§ **PROBLEM TO WORK ON**
Nothing after the line with "const values = [h1, h24, h48, h96];" belongs in the copy; extract the lines below from the top through that line, pictures left out.

○ ○ ○ ○ ○ ○ ○

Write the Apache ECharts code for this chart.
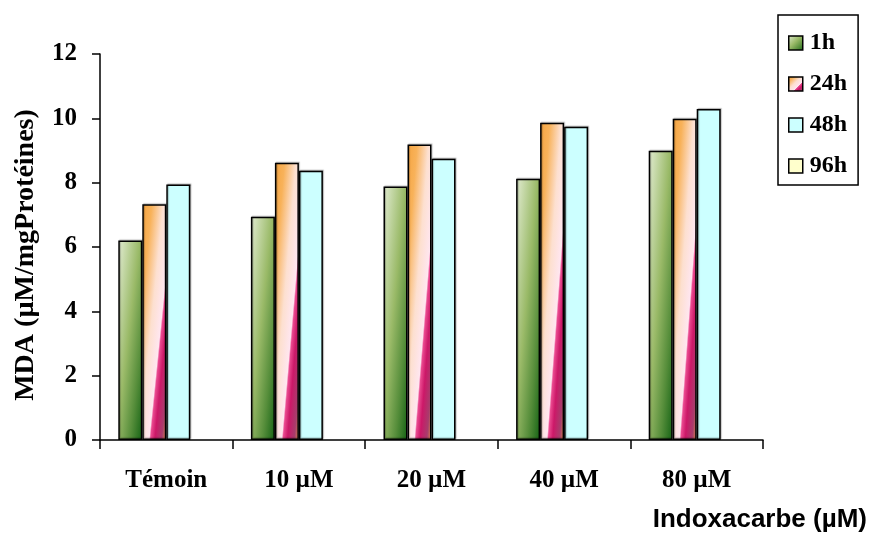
<!DOCTYPE html>
<html>
<head>
<meta charset="utf-8">
<script src="https://cdn.jsdelivr.net/npm/echarts@6/dist/echarts.min.js"></script>
<style>
  html, body { margin: 0; padding: 0; background: #ffffff; }
  #chart { width: 871px; height: 540px; }
</style>
</head>
<body>
<div id="chart"></div>
<script>
// MDA levels per Indoxacarbe concentration and exposure time
const categories = ['Témoin', '10 µM', '20 µM', '40 µM', '80 µM'];
const seriesNames = ['1h', '24h', '48h', '96h'];
const h1  = [6.2, 6.94, 7.88, 8.12, 8.99];
const h24 = [7.33, 8.62, 9.19, 9.86, 9.99];
const h48 = [7.94, 8.37, 8.74, 9.74, 10.29];
const h96 = [null, null, null, null, null];
const yTicks = { min: 0, max: 12, interval: 2 };

const serif = "'Liberation Serif', 'Times New Roman', serif";
const sans = "'Liberation Sans', Arial, sans-serif";

const G = echarts.graphic.LinearGradient;

// colour stops of the two shaded fills (position along the box diagonal)
const greenStops = [
  { offset: 0, color: '#e2ecd2' },
  { offset: 0.45, color: '#9aba68' },
  { offset: 0.75, color: '#558d3a' },
  { offset: 1, color: '#146214' }
];
const orangeStops = [
  { offset: 0, color: '#f39aa4' },
  { offset: 0.04, color: '#f6a745' },
  { offset: 0.2, color: '#f8b25a' },
  { offset: 0.44, color: '#fde0d0' },
  { offset: 0.64, color: '#ffe6f0' },
  { offset: 0.67, color: '#ea4a90' },
  { offset: 0.76, color: '#cc1868' },
  { offset: 0.9, color: '#a83c6c' },
  { offset: 1, color: '#d88a48' }
];
const stopSets = [greenStops, orangeStops, null, null];
const flatColors = [null, null, '#ccffff', '#ffffcc'];
const values = [h1, h24, h48, h96];

// Gradient whose iso-lines run parallel to the box's anti-diagonal,
// so the shading stretches with the shape (top-left -> bottom-right).
function shapeGradient(stops, w, h) {
  const d = w * w + h * h;
  return new G(0, 0, 2 * h * h / d, 2 * w * w / d, stops);
}

function seriesColor(i) {
  return stopSets[i] ? shapeGradient(stopSets[i], 1, 1) : flatColors[i];
}

const chart = echarts.init(document.getElementById('chart'), null, { renderer: 'canvas' });

const barStyle = {
  borderColor: '#000',
  borderWidth: 1.5,
  shadowColor: 'rgba(0,0,0,0.25)',
  shadowBlur: 1,
  shadowOffsetX: 1,
  shadowOffsetY: -1
};

chart.setOption({
  animation: false,
  backgroundColor: '#ffffff',
  title: {
    text: 'Indoxacarbe (µM)',
    right: 4,
    top: 507,
    padding: 0,
    textStyle: { fontFamily: sans, fontWeight: 'bold', fontSize: 26, color: '#000' }
  },
  legend: {
    orient: 'vertical',
    left: 778,
    top: 15,
    padding: [16, 11, 7, 10],
    itemGap: 17,
    itemWidth: 14,
    itemHeight: 14,
    icon: 'rect',
    borderColor: '#000',
    borderWidth: 1.5,
    backgroundColor: '#fff',
    itemStyle: { borderColor: '#000', borderWidth: 1.5 },
    textStyle: { fontFamily: serif, fontWeight: 'bold', fontSize: 24, color: '#000', padding: [0, 0, 0, 2] },
    data: seriesNames
  },
  grid: { left: 100, top: 54, right: 108, bottom: 100, containLabel: false },
  xAxis: {
    type: 'category',
    data: categories,
    boundaryGap: true,
    axisLine: { lineStyle: { color: '#000', width: 1.5 } },
    axisTick: { show: true, length: 9, lineStyle: { color: '#000', width: 1.5 } },
    axisLabel: { margin: 28, fontFamily: serif, fontWeight: 'bold', fontSize: 25, color: '#000' },
    splitLine: { show: false }
  },
  yAxis: {
    type: 'value',
    min: yTicks.min,
    max: yTicks.max,
    interval: yTicks.interval,
    name: 'MDA (µM/mgProtéines)',
    nameLocation: 'middle',
    nameRotate: 90,
    nameGap: 60,
    nameTextStyle: { fontFamily: serif, fontWeight: 'bold', fontSize: 28, color: '#000', padding: [0, 16, 0, 0] },
    axisLine: { show: true, lineStyle: { color: '#000', width: 1.5 } },
    axisTick: { show: true, length: 8, lineStyle: { color: '#000', width: 1.5 } },
    axisLabel: { margin: 23, fontFamily: serif, fontWeight: 'bold', fontSize: 25, color: '#000' },
    splitLine: { show: false }
  },
  series: seriesNames.map((name, i) => ({
    name: name,
    type: 'bar',
    data: values[i],
    barGap: '0%',
    barCategoryGap: '27.6%',
    itemStyle: Object.assign({ color: seriesColor(i) }, barStyle)
  }))
});

// Second pass: give each shaded bar a gradient fitted to its own size.
const model = chart.getModel();
chart.setOption({
  series: seriesNames.map((name, i) => {
    if (!stopSets[i]) return {};
    const data = model.getSeriesByIndex(i).getData();
    return {
      data: values[i].map((v, j) => {
        const lay = data.getItemLayout(j);
        const w = Math.abs(lay.width) || 1;
        const h = Math.abs(lay.height) || 1;
        return { value: v, itemStyle: { color: shapeGradient(stopSets[i], w, h) } };
      })
    };
  })
});
</script>
</body>
</html>
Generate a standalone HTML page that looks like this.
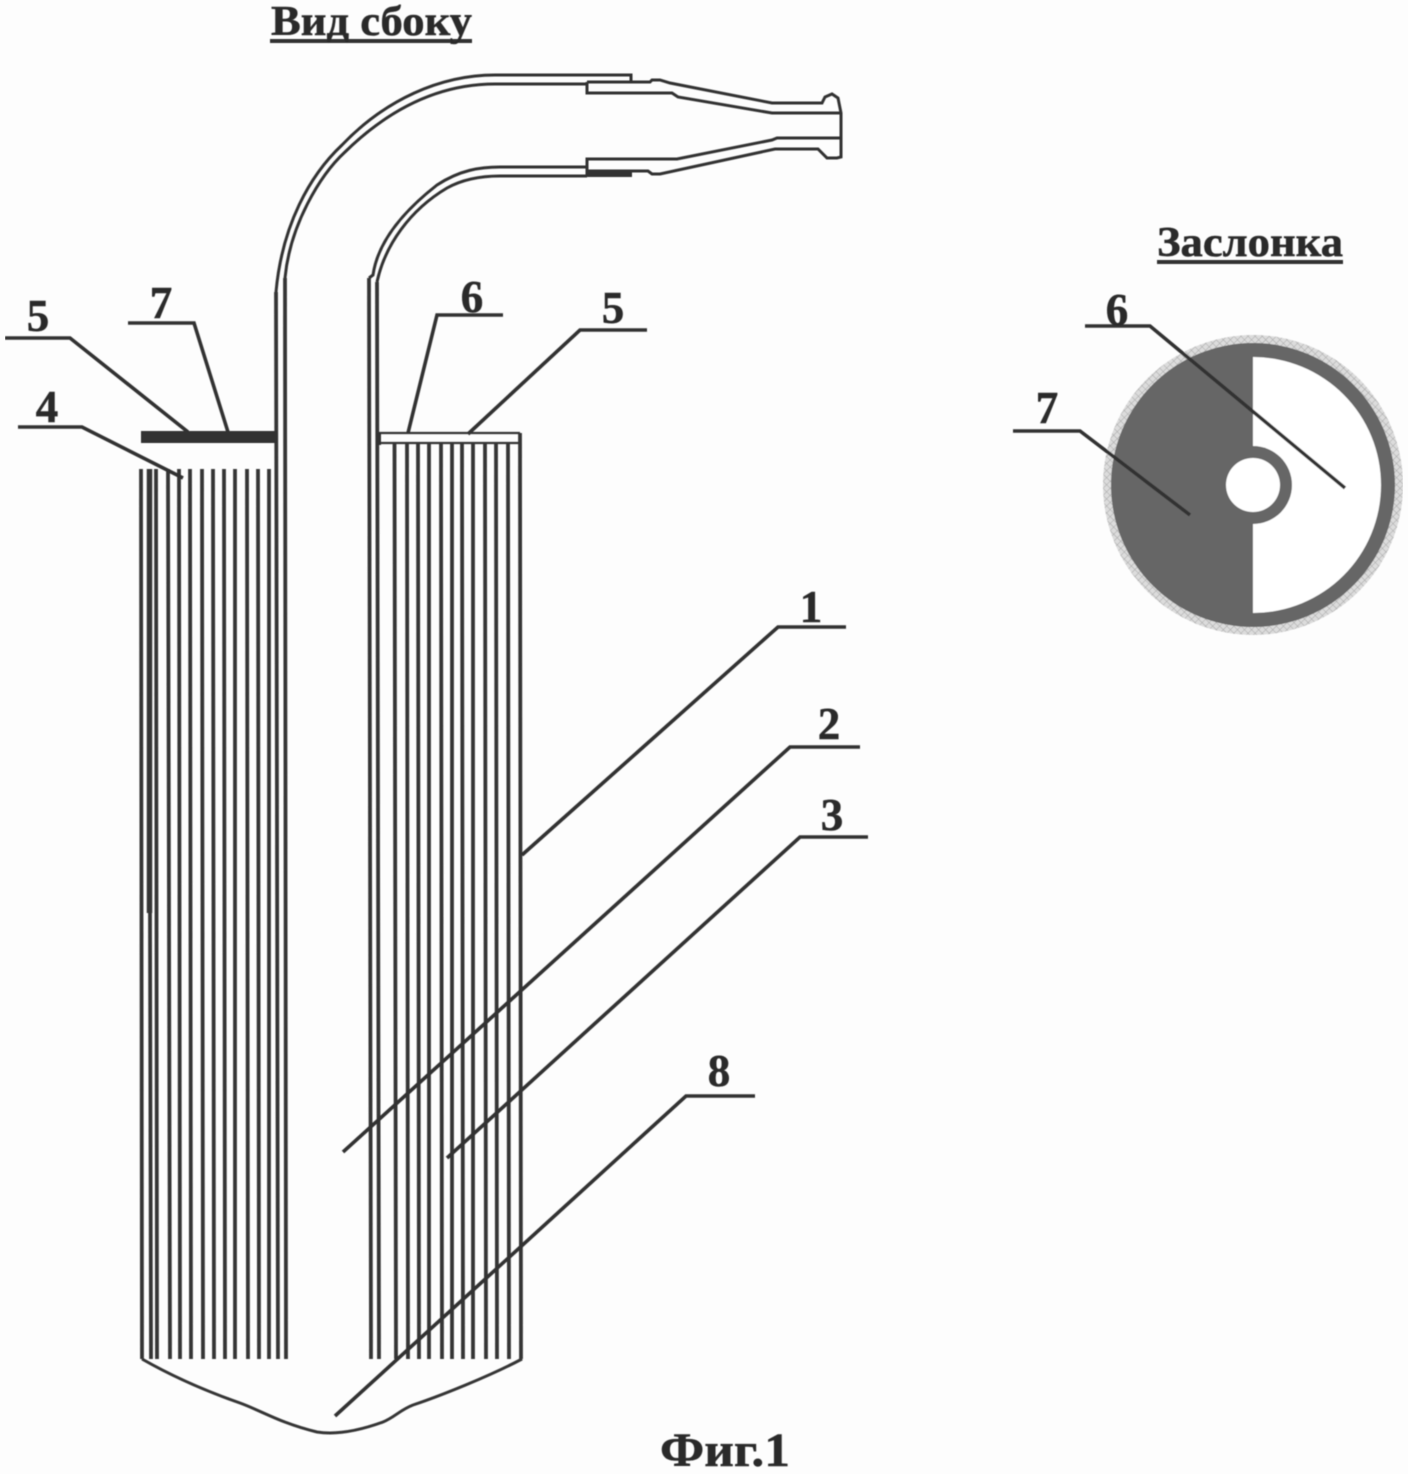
<!DOCTYPE html>
<html><head><meta charset="utf-8"><style>
html,body{margin:0;padding:0;background:#fdfdfd}
svg{display:block}
text{font-family:"Liberation Serif",serif;font-weight:bold;fill:#2a2a2a;stroke:#2a2a2a;stroke-width:.5px}
.n{font-size:45px;text-anchor:middle}
</style></head><body>
<svg width="1408" height="1474" viewBox="0 0 1408 1474" xmlns="http://www.w3.org/2000/svg">
<defs>
<pattern id="h" width="5" height="5" patternUnits="userSpaceOnUse" patternTransform="rotate(45)">
<rect width="5" height="5" fill="#dcdcdc"/><path d="M0 0H5M0 0V5" stroke="#a4a4a4" stroke-width="1"/>
</pattern>
<filter id="s" x="0" y="0" width="100%" height="100%"><feGaussianBlur stdDeviation="0.45"/></filter>
</defs>
<rect width="1408" height="1474" fill="#fdfdfd"/>
<g filter="url(#s)">
<!-- shutter -->
<circle cx="1253" cy="485" r="150" fill="url(#h)"/>
<circle cx="1253" cy="485" r="142" fill="#666"/>
<path d="M1253 357A128 128 0 0 1 1253 613Z" fill="#fff"/>
<circle cx="1253" cy="485" r="39" fill="#666"/>
<circle cx="1253" cy="485" r="27" fill="#fff"/>

<g fill="none" stroke="#353535" stroke-width="3.8">
<!-- left tubes -->
<path d="M141 469L142 1359M149 469L151 1359M156 469L157 1359M168 469L170 1359M179 469L180 1359M190 469L191 1359M202 469L203 1359M213 469L214 1359M224 469L225 1359M235 469V1359M247 469L248 1359M258 469L259 1359M269 469V1359"/>
<path d="M149.500 469V913" stroke-width="5.500"/>
<!-- right tubes -->
<path d="M394.500 443L396 1359M407 443L408 1359M418 443L419 1359M429 443V1359M441 443L442 1359M452 443V1359M462 443L463 1359M473 443V1359M485 443L486 1359M496 443L497 1359M508 443L509 1359M520 433L521 1359"/>
<!-- walls -->
<path d="M276 292L278 1359M285 278L286 1359M369 278L371 1359M377 282L379 1359" />
</g>
<g fill="none" stroke="#353535" stroke-width="3">
<!-- bottom -->
<path d="M142 1359C170 1375 200 1389 240 1403C262 1411 280 1423 317 1432C330 1434 350 1434 383 1422C395 1417 400 1410 413 1405C440 1396 490 1376 522 1359"/>
<!-- cap right -->
<path d="M378 433H520M378 443H520" stroke-width="2.200"/>
</g>
<rect x="141" y="431" width="136" height="12" fill="#333"/>
<rect x="377" y="433" width="4" height="12" fill="#333"/>

<!-- pipe -->
<g fill="none" stroke="#333" stroke-width="3">
<path d="M276 292C282 225 310 175 342 145C385 100 440 75 495 75H631V82"/>
<path d="M285 278C290 225 320 175 345 152C390 108 440 84 495 84H587"/>
<path d="M369 278L373 275C378 240 405 210 437 185C460 170 480 167 500 167H587"/>
<path d="M377 282C385 245 410 210 447 188C465 178 485 176 500 176H587"/>
<path d="M587 82H650L652 80H660L670 83L772 103H822L825 97L832 94L838 98L841 113V157L837 158H827L818 149H775L660 174H652L648 171H587"/>
<path d="M587 82V93H672L678 97L772 113H841M841 138H777L772 140L677 159H587V176"/>
</g>
<rect x="587" y="171" width="45" height="6" fill="#333"/>

<!-- leaders -->
<g fill="none" stroke="#333" stroke-width="3.600">
<path d="M5 338H70L188 432"/>
<path d="M128 323H194L228 432"/>
<path d="M18 427H82L183 478"/>
<path d="M503 315H437L408 433"/>
<path d="M647 330H580L468 434"/>
<path d="M846 627H778L522 855"/>
<path d="M860 747H790L343 1152"/>
<path d="M868 837H800L447 1158"/>
<path d="M755 1096H686L335 1416"/>
<path d="M1085 326H1150L1345 488"/>
<path d="M1013 431H1080L1190 515"/>
<path d="M270 41H472M1157 262H1343" stroke-width="4"/>
</g>

<!-- labels -->
<text x="271" y="35" font-size="42" textLength="201" lengthAdjust="spacingAndGlyphs">Вид сбоку</text>
<text x="1157" y="256" font-size="42" textLength="186" lengthAdjust="spacingAndGlyphs">Заслонка</text>
<text x="660" y="1466" font-size="48" textLength="130" lengthAdjust="spacingAndGlyphs">Фиг.1</text>
<text class="n" x="38" y="331">5</text>
<text class="n" x="161" y="318">7</text>
<text class="n" x="47" y="422">4</text>
<text class="n" x="472" y="312">6</text>
<text class="n" x="613" y="323">5</text>
<text class="n" x="811" y="622">1</text>
<text class="n" x="829" y="739">2</text>
<text class="n" x="832" y="830">3</text>
<text class="n" x="719" y="1086">8</text>
<text class="n" x="1117" y="325">6</text>
<text class="n" x="1047" y="423">7</text>
</g>
</svg>
</body></html>
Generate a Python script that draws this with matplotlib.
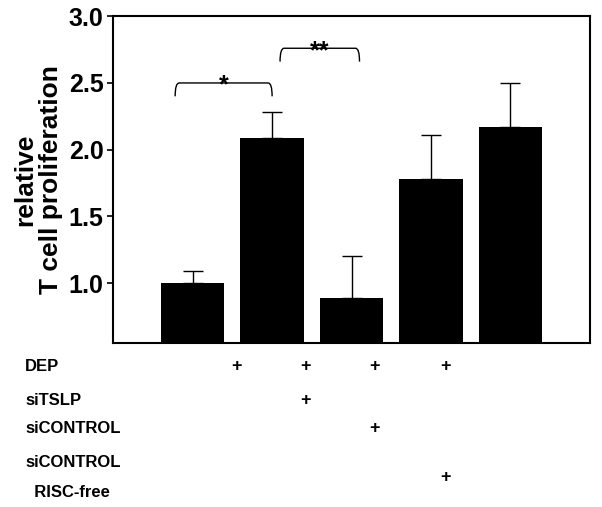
import numpy as np
import matplotlib.pyplot as plt
from matplotlib.path import Path
from matplotlib.patches import PathPatch
import matplotlib.transforms as mtransforms

plt.rcParams['font.family'] = ['Liberation Sans', 'DejaVu Sans']

# data
means = [1.00, 2.09, 0.89, 1.78, 2.17]
errs = [0.09, 0.19, 0.31, 0.33, 0.33]
bar_pos = [1, 2, 3, 4, 5]

# significance brackets: (left x, right x, top y, label)
brackets = [(0.78, 2.0, 2.50, '*'), (2.1, 3.1, 2.76, '**')]

# treatment table
label_lines = ['DEP', 'siTSLP', 'siCONTROL', 'siCONTROL', '  RISC-free']
label_y = [0.278, 0.211, 0.154, 0.087, 0.028]
row_y = [0.278, 0.211, 0.154, 0.059]
plus_x = [1.55, 2.42, 3.29, 4.18]
plus_table = [
    [1, 1, 1, 1],
    [0, 1, 0, 0],
    [0, 0, 1, 0],
    [0, 0, 0, 1],
]

fig = plt.figure(figsize=(6.02, 5.07), dpi=100)
ax = fig.add_axes([0.188, 0.323, 0.792, 0.645])

ax.bar(bar_pos, means, width=0.8, color='black', zorder=2)
ax.errorbar(bar_pos, means, yerr=[np.zeros(len(errs)), errs], fmt='none',
            ecolor='black', elinewidth=1.0, capsize=7.5, capthick=1.0, zorder=1)

ax.set_xlim(0, 6)
ax.set_ylim(0.55, 3.0)
ax.set_yticks([1.0, 1.5, 2.0, 2.5, 3.0])
ax.set_yticklabels(['1.0', '1.5', '2.0', '2.5', '3.0'], fontsize=18, fontweight='bold')
ax.set_xticks([])
ax.tick_params(axis='y', direction='out', length=4, width=1.2, pad=3)
for s in ax.spines.values():
    s.set_linewidth(1.5)

ax.set_ylabel('relative\nT cell proliferation', fontsize=19, fontweight='bold',
              labelpad=4, linespacing=1.1)

# brackets with rounded corners
for x0, x1, y, lab in brackets:
    d = 0.10
    r = 0.05
    verts = [(x0, y - d), (x0, y), (x0 + r, y), (x1 - r, y), (x1, y), (x1, y - d)]
    codes = [Path.MOVETO, Path.CURVE3, Path.CURVE3, Path.LINETO, Path.CURVE3, Path.CURVE3]
    ax.add_patch(PathPatch(Path(verts, codes), fill=False, lw=1.0, color='black'))
    ax.text((x0 + x1) / 2, y - 0.02, lab, ha='center', va='center',
            fontsize=18, fontweight='bold')

for lab, y in zip(label_lines, label_y):
    fig.text(0.042, y, lab, fontsize=12, fontweight='bold', va='center')

trans = mtransforms.blended_transform_factory(ax.transData, fig.transFigure)
for y, row in zip(row_y, plus_table):
    for px, flag in zip(plus_x, row):
        if flag:
            ax.text(px, y, '+', transform=trans, ha='center', va='center',
                    fontsize=13, fontweight='bold', clip_on=False)

fig.savefig('out.png', dpi=100)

○ ○ ○ ○ ○ ○ ○

§ **ANSWER TO THE EXERCISE**
Write the Apache ECharts code for this chart.
<!DOCTYPE html>
<html>
<head>
<meta charset="utf-8">
<script src="https://cdn.jsdelivr.net/npm/echarts@6/dist/echarts.min.js"></script>
<style>
  html, body { margin: 0; padding: 0; background: #ffffff; }
  #chart { width: 871px; height: 540px; }
</style>
</head>
<body>
<div id="chart"></div>
<script>
// MDA levels per Indoxacarbe concentration and exposure time
const categories = ['Témoin', '10 µM', '20 µM', '40 µM', '80 µM'];
const seriesNames = ['1h', '24h', '48h', '96h'];
const h1  = [6.2, 6.94, 7.88, 8.12, 8.99];
const h24 = [7.33, 8.62, 9.19, 9.86, 9.99];
const h48 = [7.94, 8.37, 8.74, 9.74, 10.29];
const h96 = [null, null, null, null, null];
const yTicks = { min: 0, max: 12, interval: 2 };

const serif = "'Liberation Serif', 'Times New Roman', serif";
const sans = "'Liberation Sans', Arial, sans-serif";

const G = echarts.graphic.LinearGradient;

// colour stops of the two shaded fills (position along the box diagonal)
const greenStops = [
  { offset: 0, color: '#e2ecd2' },
  { offset: 0.45, color: '#9aba68' },
  { offset: 0.75, color: '#558d3a' },
  { offset: 1, color: '#146214' }
];
const orangeStops = [
  { offset: 0, color: '#f39aa4' },
  { offset: 0.04, color: '#f6a745' },
  { offset: 0.2, color: '#f8b25a' },
  { offset: 0.44, color: '#fde0d0' },
  { offset: 0.64, color: '#ffe6f0' },
  { offset: 0.67, color: '#ea4a90' },
  { offset: 0.76, color: '#cc1868' },
  { offset: 0.9, color: '#a83c6c' },
  { offset: 1, color: '#d88a48' }
];
const stopSets = [greenStops, orangeStops, null, null];
const flatColors = [null, null, '#ccffff', '#ffffcc'];
const values = [h1, h24, h48, h96];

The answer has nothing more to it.